The Quality of Urban Air Review Group's first report, of which the Independent on Sunday has obtained a summary, says that although the introduction of 'cats' should improve air quality by removing some pollutants, they will increase concentrations of ozone in urban areas. Although ozone gas shields the earth from ultraviolet light high in the stratosphere, at ground level it is a pollutant that irritates the eyes and the lining of the lungs.
Ministers have been hoping that air quality will be improved by fitting catalytic converters on car exhausts. Under EC rules they were to have been compulsory on all new cars from the end of this year. However, the Government has granted a one-year extension because of large stocks of unsold cars without converters.
Catalytic converters remove carbon monoxide, hydrocarbons (including benzene) and nitric oxide from exhaust fumes. But the forecast growth in traffic - a doubling by 2025 - is likely to overwhelm even these the gains, the report predicts.
However, though nitric oxide is undesirable in the atmosphere because it goes through a series of reactions in air to become nitrogen dioxide (NO2 ), a pollutant known to cause breathing difficulties, this does have one desirable side effect. The chemical reactions help remove ozone from the air.
Health guideline levels for ozone are regularly breached in Britain during summer, although the concentrations tend to be highest in the countryside because nitric oxide produced by traffic lowers urban levels.
The review group, made up of civil servants and scientists, was set up after the 1990 White Paper on the Environment. Its report will be published on the 40th anniversary of the London 'peasouper' that caused the death of 4,000 people. The notorious smogs before the Clean Air Acts were caused by a combination of coal burning and temperature inversion - a common winter phenomenon in which still, cold air is trapped for days. High levels of lung-damaging sulphur dioxide and dust built up. The review group's report says that invisible smogs caused by traffic are now returning to Britain's cities.

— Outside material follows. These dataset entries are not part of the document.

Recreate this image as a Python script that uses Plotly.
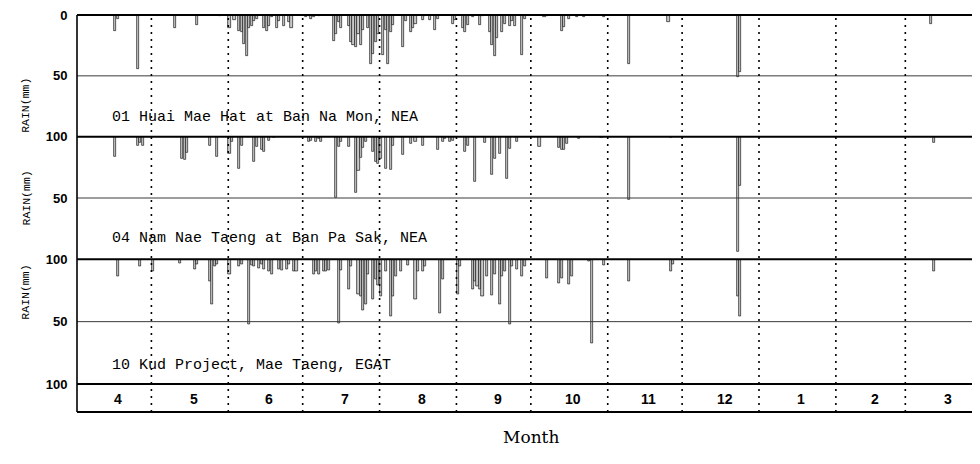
import plotly.graph_objects as go

# ---------------- data ----------------
# day number within the water year (1 = 1 April) and daily rainfall (mm)
month_labels = ["4", "5", "6", "7", "8", "9", "10", "11", "12", "1", "2", "3"]
month_days = [30, 31, 30, 31, 31, 30, 31, 30, 31, 31, 28, 31]

st01_name = "01 Huai Mae Hat at Ban Na Mon, NEA"
st01_day = [16, 17, 25, 40, 49, 58,
            62, 64, 66, 67, 68, 69, 70, 71, 72, 73, 76, 77, 78, 79, 81, 82, 84, 86, 87,
            93, 94, 95, 96, 98,
            104, 105, 106, 107, 110, 111, 112, 113, 114, 115, 116, 118, 119, 120, 121, 122,
            124, 125, 126, 127, 128, 132, 133, 135, 136, 137, 140, 141, 143, 145, 146,
            152, 153, 156, 157, 158, 160, 163, 164, 167, 168, 169, 170, 172, 173, 175, 176, 177, 180, 181,
            189, 190, 196, 197, 199, 202, 205, 213,
            223, 239, 267, 268, 345]
st01_mm = [13, 3, 44, 11, 8, 1,
           11, 4, 13, 14, 24, 34, 11, 9, 5, 3, 11, 13, 9, 2, 11, 5, 9, 6, 11,
           2, 1, 3, 2, 1,
           21, 16, 6, 11, 9, 22, 25, 26, 16, 25, 12, 11, 40, 32, 22, 16,
           33, 12, 40, 14, 8, 26, 5, 14, 11, 7, 4, 1, 4, 12, 3,
           7, 4, 11, 14, 8, 2, 8, 1, 14, 25, 34, 19, 14, 7, 9, 5, 9, 33, 3,
           2, 1, 13, 10, 3, 2, 2, 2,
           40, 6, 51, 47, 7]

st04_name = "04 Nam Nae Taeng at Ban Pa Sak, NEA"
st04_day = [16, 25, 26, 27, 43, 44, 45, 54, 57, 62, 63, 66, 67, 72, 73, 75, 76, 78, 80,
            94, 95, 97, 98, 99,
            105, 106, 107, 110, 113, 114, 115, 116, 117, 120, 121, 122, 123, 125, 127, 128,
            132, 135, 137, 140, 146, 148, 149, 151, 152,
            157, 158, 161, 165, 168, 169, 171, 174, 175, 178,
            187, 195, 196, 197, 198, 203, 212,
            223, 240, 267, 268, 346]
st04_mm = [16, 7, 5, 7, 18, 19, 13, 7, 16, 14, 4, 26, 7, 20, 8, 11, 12, 3, 1,
           4, 3, 4, 2, 4,
           50, 8, 4, 8, 46, 28, 17, 9, 4, 12, 20, 22, 18, 26, 27, 7,
           15, 6, 4, 7, 11, 4, 2, 4, 3,
           12, 7, 37, 5, 31, 18, 14, 34, 10, 4,
           8, 9, 11, 11, 6, 2, 1,
           51, 1, 94, 40, 5]

st10_name = "10 Kud Project, Mae Taeng, EGAT"
st10_day = [17, 26, 31, 42, 48, 49, 54, 55, 56, 57,
            62, 66, 67, 70, 71, 72, 74, 75, 76, 78, 79, 82, 83, 85, 86, 88, 89,
            96, 97, 98, 100, 101, 102,
            106, 107, 110, 111, 114, 115, 116, 117, 118, 120, 121, 122, 123, 125, 127, 128, 129,
            131, 134, 137, 138, 140, 141, 147, 148,
            154, 155, 160, 161, 162, 163, 164, 166, 168, 169, 171, 172, 173, 175, 176, 178, 180, 181,
            190, 195, 196, 199, 200, 207, 208, 213, 223,
            240, 241, 267, 268, 346]
st10_mm = [14, 6, 10, 3, 8, 4, 18, 36, 6, 4,
           12, 6, 4, 52, 5, 6, 7, 4, 8, 10, 12, 8, 9, 8, 4, 10, 10,
           12, 10, 12, 10, 10, 9,
           51, 9, 24, 6, 28, 30, 41, 36, 12, 32, 16, 21, 30, 10, 46, 30, 14,
           10, 5, 32, 10, 10, 6, 43, 16,
           28, 6, 24, 18, 22, 24, 30, 14, 29, 12, 36, 14, 10, 52, 6, 8, 14, 6,
           15, 19, 15, 20, 14, 2, 67, 5, 18,
           10, 4, 30, 46, 10]

stations = [(st01_name, st01_day, st01_mm),
            (st04_name, st04_day, st04_mm),
            (st10_name, st10_day, st10_mm)]

# ---------------- layout geometry ----------------
OFF = 8                      # page body margin of the written html
W, H = 980, 464
ML, MR = 77 - OFF, 0
MT = 15 - OFF
b_page = [15, 136.7, 259.3, 384.0, 412.0]     # panel boundaries (page px)
MB = H - (b_page[-1] - OFF)
PH = H - MT - MB
PW = W - ML - MR
PX_PER_DAY = 2.48


def frac(page_px):
    return (H - MB - (page_px - OFF)) / PH


def xfrac(page_px):
    return (page_px - 77) / PW


doms = [[frac(b_page[i + 1]), frac(b_page[i])] for i in range(4)]

fig = go.Figure()

axes = ["y", "y2", "y3"]
for (name, days, mm), ax in zip(stations, axes):
    fig.add_trace(go.Bar(
        x=[d - 0.5 for d in days], y=mm, width=0.85,
        xaxis="x", yaxis=ax,
        marker=dict(color="#c9c9c9", line=dict(color="#1a1a1a", width=0.7)),
        showlegend=False, hoverinfo="x+y"))

tickfont = dict(family="Liberation Sans", size=13, color="black", weight="bold")
common_y = dict(range=[100, 0], showgrid=False, zeroline=False, showline=False,
                ticks="outside", ticklen=6, tickcolor="rgba(0,0,0,0)",
                ticklabeloverflow="allow",
                tickfont=tickfont, fixedrange=True, automargin=False)

fig.update_layout(
    width=W, height=H,
    margin=dict(l=ML, r=MR, t=MT, b=MB),
    paper_bgcolor="white", plot_bgcolor="white",
    bargap=0,
    xaxis=dict(range=[0, PW / PX_PER_DAY], anchor="y4", showgrid=False, zeroline=False,
               showline=False, showticklabels=False, ticks="", automargin=False),
    yaxis=dict(domain=doms[0], tickvals=[0, 50, 100], anchor="x", **common_y),
    yaxis2=dict(domain=doms[1], tickvals=[50, 100], anchor="x", **common_y),
    yaxis3=dict(domain=doms[2], tickvals=[50, 100], anchor="x", **common_y),
    yaxis4=dict(domain=doms[3], range=[0, 1], showticklabels=False, showgrid=False,
                zeroline=False, showline=False, ticks="", anchor="x", automargin=False),
)

shapes = []
# thick horizontal boundaries
for px in b_page:
    shapes.append(dict(type="line", xref="paper", yref="paper", x0=0, x1=1,
                       y0=frac(px), y1=frac(px), line=dict(color="black", width=2)))
# 50 mm lines
for ax in ["y", "y2", "y3"]:
    shapes.append(dict(type="line", xref="paper", yref=ax, x0=0, x1=1, y0=50, y1=50,
                       line=dict(color="#3a3a3a", width=1)))
# left axis line
shapes.append(dict(type="line", xref="paper", yref="paper", x0=0, x1=0,
                   y0=frac(b_page[-1]), y1=frac(b_page[0]), line=dict(color="black", width=1.6)))
# month boundaries (dotted)
starts = []
acc = 0
for n in month_days:
    starts.append(acc)
    acc += n
for s in starts[1:]:
    shapes.append(dict(type="line", xref="x", yref="paper", x0=s, x1=s,
                       y0=frac(b_page[-1]), y1=frac(b_page[0]),
                       line=dict(color="black", width=1.6, dash="2px,5px")))
fig.update_layout(shapes=shapes)

ann = []
# month labels
for lab, s, n in zip(month_labels, starts, month_days):
    ann.append(dict(x=s + n / 2, y=frac(398.5), xref="x", yref="paper", text=lab,
                    showarrow=False, xshift=4, yanchor="middle",
                    font=dict(family="Liberation Sans", size=14, color="black", weight="bold")))
# station names
for (name, _, _), ax, yv in zip(stations, axes, [84, 83, 85]):
    ann.append(dict(x=xfrac(110), y=yv, xref="paper", yref=ax, text=name,
                    xanchor="left", yanchor="middle", showarrow=False,
                    font=dict(family="Liberation Mono", size=15, color="black")))
# y titles
for i, ax in enumerate(axes):
    ann.append(dict(x=xfrac(17), y=(doms[i][0] + doms[i][1]) / 2, xref="paper", yref="paper",
                    text="RAIN(mm)", textangle=-90, showarrow=False,
                    font=dict(family="Liberation Mono", size=11.5, color="black")))
# x title
ann.append(dict(x=xfrac(531), y=frac(437), xref="paper", yref="paper",
                text="Month", showarrow=False, yanchor="middle",
                font=dict(family="DejaVu Serif", size=17, color="black")))
fig.update_layout(annotations=ann)

fig.write_html("out.html")
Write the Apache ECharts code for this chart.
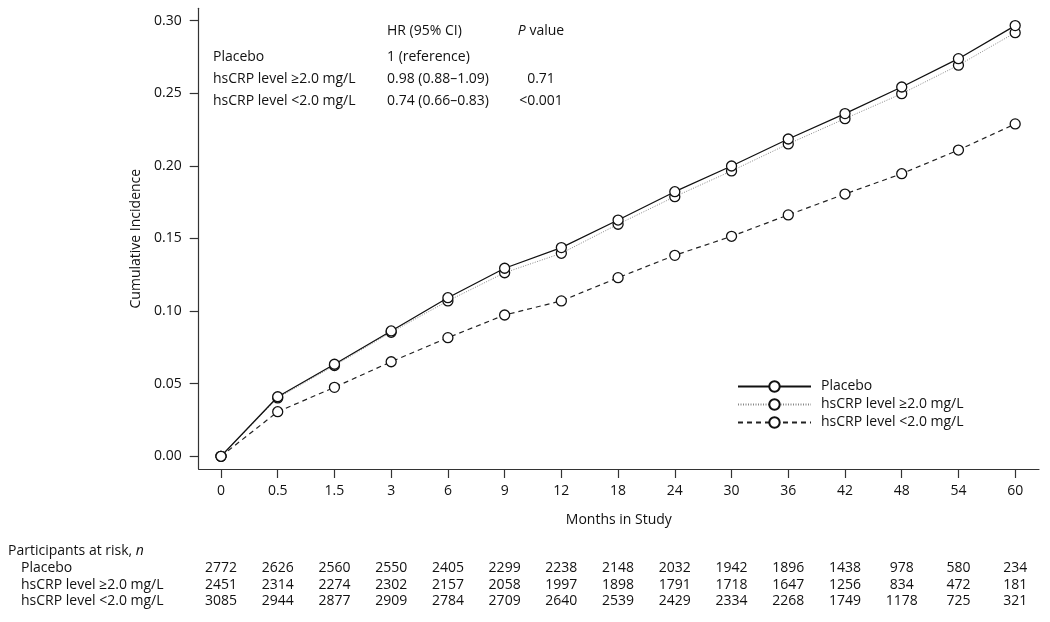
<!DOCTYPE html>
<html><head><meta charset="utf-8">
<script src="https://cdn.jsdelivr.net/npm/echarts@6/dist/echarts.min.js"></script>
<style>html,body{margin:0;padding:0;background:#fff;} #c{width:1050px;height:622px;}</style>
</head><body><div id="c"></div>
<script>
// ---- data ----
const months = ['0','0.5','1.5','3','6','9','12','18','24','30','36','42','48','54','60'];
const seriesNames = ['Placebo','hsCRP level \u22652.0 mg/L','hsCRP level <2.0 mg/L'];
const placebo = [0,0.0410,0.0634,0.0863,0.1092,0.1295,0.1437,0.1627,0.1822,0.1999,0.2185,0.2360,0.2543,0.2738,0.2966];
const highCRP = [0,0.0402,0.0625,0.0854,0.1070,0.1264,0.1398,0.1598,0.1788,0.1965,0.2151,0.2325,0.2497,0.2693,0.2917];
const lowCRP  = [0,0.0307,0.0475,0.0651,0.0817,0.0973,0.1070,0.1230,0.1384,0.1515,0.1662,0.1806,0.1946,0.2109,0.2289];
const yTicks = [0,0.05,0.10,0.15,0.20,0.25,0.30];
const riskPlacebo = [2772,2626,2560,2550,2405,2299,2238,2148,2032,1942,1896,1438,978,580,234];
const riskHigh    = [2451,2314,2274,2302,2157,2058,1997,1898,1791,1718,1647,1256,834,472,181];
const riskLow     = [3085,2944,2877,2909,2784,2709,2640,2539,2429,2334,2268,1749,1178,725,321];
const hrRows   = ['Placebo','hsCRP level \u22652.0 mg/L','hsCRP level <2.0 mg/L'];
const hrValues = ['1 (reference)','0.98 (0.88\u20131.09)','0.74 (0.66\u20130.83)'];
const pValues  = ['','0.71','<0.001'];

const FONT = '"Open Sans", Lato, sans-serif';
const FS = 14;
const TXT = '#111';
const AX = '#333';

const chart = echarts.init(document.getElementById('c'), null, {renderer:'canvas'});
const sym = {symbol:'circle', symbolSize:10, showSymbol:true,
  itemStyle:{color:'#fff', borderColor:'#111', borderWidth:1.3}};
const toPairs = a => a.map((v,i)=>[i,v]);

chart.setOption({
  animation:false,
  backgroundColor:'#fff',
  textStyle:{fontFamily:FONT},
  grid:{left:198.7, right:11, top:8.3, bottom:153},
  xAxis:{type:'value', min:-0.393, max:14.42,
    name:'Months in Study', nameLocation:'middle', nameGap:44,
    nameTextStyle:{fontFamily:FONT, fontSize:FS, color:TXT},
    axisLine:{show:true, onZero:false, lineStyle:{color:AX, width:1.2}},
    axisTick:{show:true, length:9, lineStyle:{color:AX, width:1.2}, customValues:months.map((m,i)=>i)},
    axisLabel:{customValues:months.map((m,i)=>i), formatter:v=>months[Math.round(v)], margin:15,
      fontFamily:FONT, fontSize:FS, color:TXT},
    splitLine:{show:false}},
  yAxis:{type:'value', min:-0.00875, max:0.3085,
    name:'Cumulative Incidence', nameLocation:'middle', nameGap:53, nameRotate:90,
    nameTextStyle:{fontFamily:FONT, fontSize:FS, color:TXT},
    axisLine:{show:true, onZero:false, lineStyle:{color:AX, width:1.2}},
    axisTick:{show:true, length:9, lineStyle:{color:AX, width:1.2}, customValues:yTicks},
    axisLabel:{customValues:yTicks, formatter:v=>v.toFixed(2), margin:17,
      fontFamily:FONT, fontSize:FS, color:TXT},
    splitLine:{show:false}},
  legend:{orient:'vertical', left:732, top:373, itemWidth:73, itemHeight:13, itemGap:1,
    data:seriesNames,
    textStyle:{fontFamily:FONT, fontSize:FS, color:TXT, lineHeight:17, padding:[0,0,0,5]}},
  series:[
    Object.assign({name:seriesNames[1], type:'line', data:toPairs(highCRP), z:2,
      lineStyle:{color:'#888', width:1, type:[1,1.5]}}, sym),
    Object.assign({name:seriesNames[2], type:'line', data:toPairs(lowCRP), z:2,
      lineStyle:{color:'#222', width:1.2, type:[5,4]}}, sym),
    Object.assign({name:seriesNames[0], type:'line', data:toPairs(placebo), z:3,
      lineStyle:{color:'#111', width:1.3}}, sym)
  ]
});

// ---- text annotations (HR table and at-risk table) ----
const g = [];
const t = (x,y,text,align) => g.push({type:'text', x:x, y:y, silent:true,
  style:{text:text, fontFamily:FONT, fontSize:FS, fill:TXT, align:align||'left', verticalAlign:'middle'}});
const rt = (x,y,text,align) => g.push({type:'text', x:x, y:y, silent:true, style:{text:text, align:align||'left', verticalAlign:'middle',
  fontFamily:FONT, fontSize:FS, fill:TXT, rich:{i:{fontStyle:'italic', fontFamily:FONT, fontSize:FS, fill:TXT}}}});

t(387, 30.7, 'HR (95% CI)');
rt(541, 30.7, '{i|P} value', 'center');
const hrY = [56.7, 79, 101];
hrRows.forEach((r,k)=>{ t(213, hrY[k], r); t(387, hrY[k], hrValues[k]); if (pValues[k]) t(541, hrY[k], pValues[k], 'center'); });

rt(8, 551.5, 'Participants at risk, {i|n}');
const riskRows = [riskPlacebo, riskHigh, riskLow];
const riskY = [568, 584.8, 601.5];
riskRows.forEach((row,k)=>{
  t(21, riskY[k], seriesNames[k]);
  row.forEach((n,i)=>{
    const px = chart.convertToPixel({xAxisIndex:0}, i);
    t(px, riskY[k], String(n), 'center');
  });
});
chart.setOption({graphic:g});
</script></body></html>
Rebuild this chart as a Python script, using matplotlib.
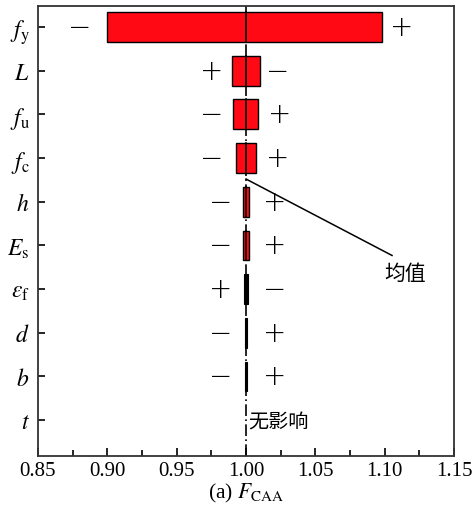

The worst, which occurred exactly a year ago, was also associated with a temperature inversion and lasted four days. On 13 December 1991, London experienced the most severe nitrogen dioxide and benzene pollution since regular monitoring began in 1971. Benzene is a carcinogen, although it is not proven that it causes cancer at the levels found in smogs.
The report says that levels of NO2 , carbon monoxide and occasionally sulphur dioxide, exceed international health guidelines in urban areas. If Britain was not a windy country the pollution would be worse.
The group's chairman, the atmospheric chemist Professor Roy Harrison of Birmingham University, said: 'We need an integrated transport policy with improved public transport. It's a view which I think is slowly getting through to government.'
Professor Harrison said it was not known whether the smog a year ago caused a wave of illness. A preliminary survey found no jump in hospital admissions. However many asthmatics may have coped by using their inhalers more.
Tomorrow the Government will also issue a discussion document on how to meet emissions targets agreed at the Rio conference in June. A carbon tax will be one option.